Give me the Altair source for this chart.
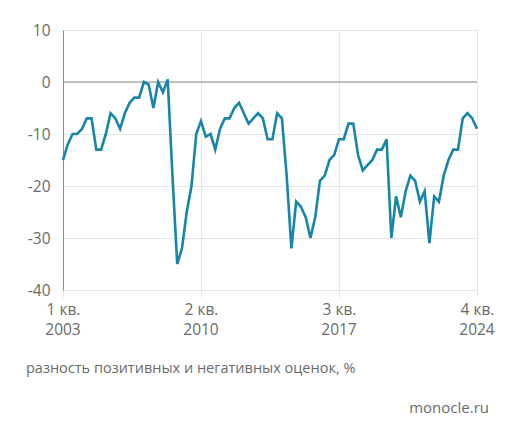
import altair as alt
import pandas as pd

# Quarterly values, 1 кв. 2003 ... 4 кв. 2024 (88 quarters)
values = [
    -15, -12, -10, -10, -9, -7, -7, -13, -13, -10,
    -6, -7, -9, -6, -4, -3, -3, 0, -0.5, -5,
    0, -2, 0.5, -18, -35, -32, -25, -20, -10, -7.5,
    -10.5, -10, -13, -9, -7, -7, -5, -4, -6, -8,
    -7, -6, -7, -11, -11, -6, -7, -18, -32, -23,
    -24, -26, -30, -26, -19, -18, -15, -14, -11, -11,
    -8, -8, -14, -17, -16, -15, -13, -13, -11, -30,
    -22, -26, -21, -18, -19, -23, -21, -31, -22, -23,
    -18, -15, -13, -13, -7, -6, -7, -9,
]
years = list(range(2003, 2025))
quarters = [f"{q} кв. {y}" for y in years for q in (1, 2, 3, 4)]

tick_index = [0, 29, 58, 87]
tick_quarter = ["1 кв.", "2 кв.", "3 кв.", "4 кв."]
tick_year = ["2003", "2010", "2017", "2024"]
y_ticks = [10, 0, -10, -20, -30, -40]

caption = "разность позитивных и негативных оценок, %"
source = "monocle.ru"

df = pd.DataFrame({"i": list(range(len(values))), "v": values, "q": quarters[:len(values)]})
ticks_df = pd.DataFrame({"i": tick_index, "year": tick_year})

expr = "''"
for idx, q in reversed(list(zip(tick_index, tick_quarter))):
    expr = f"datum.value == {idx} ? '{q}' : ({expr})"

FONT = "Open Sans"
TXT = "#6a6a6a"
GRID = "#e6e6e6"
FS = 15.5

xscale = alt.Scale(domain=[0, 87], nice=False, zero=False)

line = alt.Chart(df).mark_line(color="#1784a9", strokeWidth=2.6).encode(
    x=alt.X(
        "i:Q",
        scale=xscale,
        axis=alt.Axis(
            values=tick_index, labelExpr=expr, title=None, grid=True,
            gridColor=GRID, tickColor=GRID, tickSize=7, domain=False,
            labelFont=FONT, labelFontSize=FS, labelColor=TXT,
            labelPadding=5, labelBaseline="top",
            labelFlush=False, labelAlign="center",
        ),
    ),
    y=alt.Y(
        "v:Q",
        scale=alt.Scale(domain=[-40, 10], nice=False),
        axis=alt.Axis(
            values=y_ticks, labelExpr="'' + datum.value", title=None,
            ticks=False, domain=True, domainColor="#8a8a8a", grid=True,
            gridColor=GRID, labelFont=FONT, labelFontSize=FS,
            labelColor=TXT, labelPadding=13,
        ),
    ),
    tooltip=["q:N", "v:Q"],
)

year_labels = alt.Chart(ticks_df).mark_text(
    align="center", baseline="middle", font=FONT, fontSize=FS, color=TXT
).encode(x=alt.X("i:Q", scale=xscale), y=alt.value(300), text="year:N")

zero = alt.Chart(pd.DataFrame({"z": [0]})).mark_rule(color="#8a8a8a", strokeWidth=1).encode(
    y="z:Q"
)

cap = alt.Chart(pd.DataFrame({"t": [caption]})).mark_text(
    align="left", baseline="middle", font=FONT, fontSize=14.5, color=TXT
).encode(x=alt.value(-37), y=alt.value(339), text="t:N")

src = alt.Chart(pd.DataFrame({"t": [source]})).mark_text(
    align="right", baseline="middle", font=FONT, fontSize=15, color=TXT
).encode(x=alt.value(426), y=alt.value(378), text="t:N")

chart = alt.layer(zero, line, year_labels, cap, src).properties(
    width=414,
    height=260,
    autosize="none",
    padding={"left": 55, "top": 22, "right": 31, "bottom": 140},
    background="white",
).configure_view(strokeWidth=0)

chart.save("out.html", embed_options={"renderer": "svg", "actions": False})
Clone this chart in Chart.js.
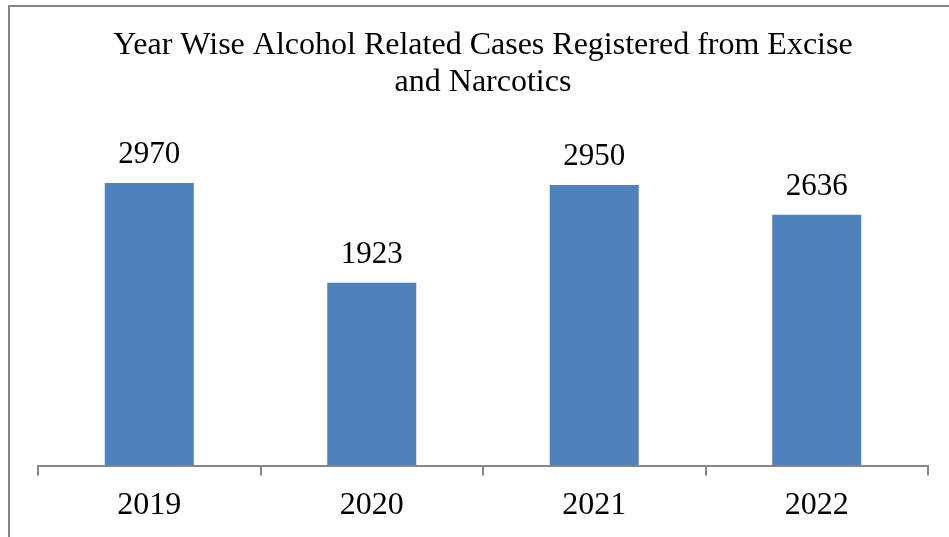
========================
- [Objective]
Pick out the lines that contain "source" and copy them.

- [Solution for this problem]
Give me the Altair source for this chart.
source = "monocle.ru"
src = alt.Chart(pd.DataFrame({"t": [source]})).mark_text(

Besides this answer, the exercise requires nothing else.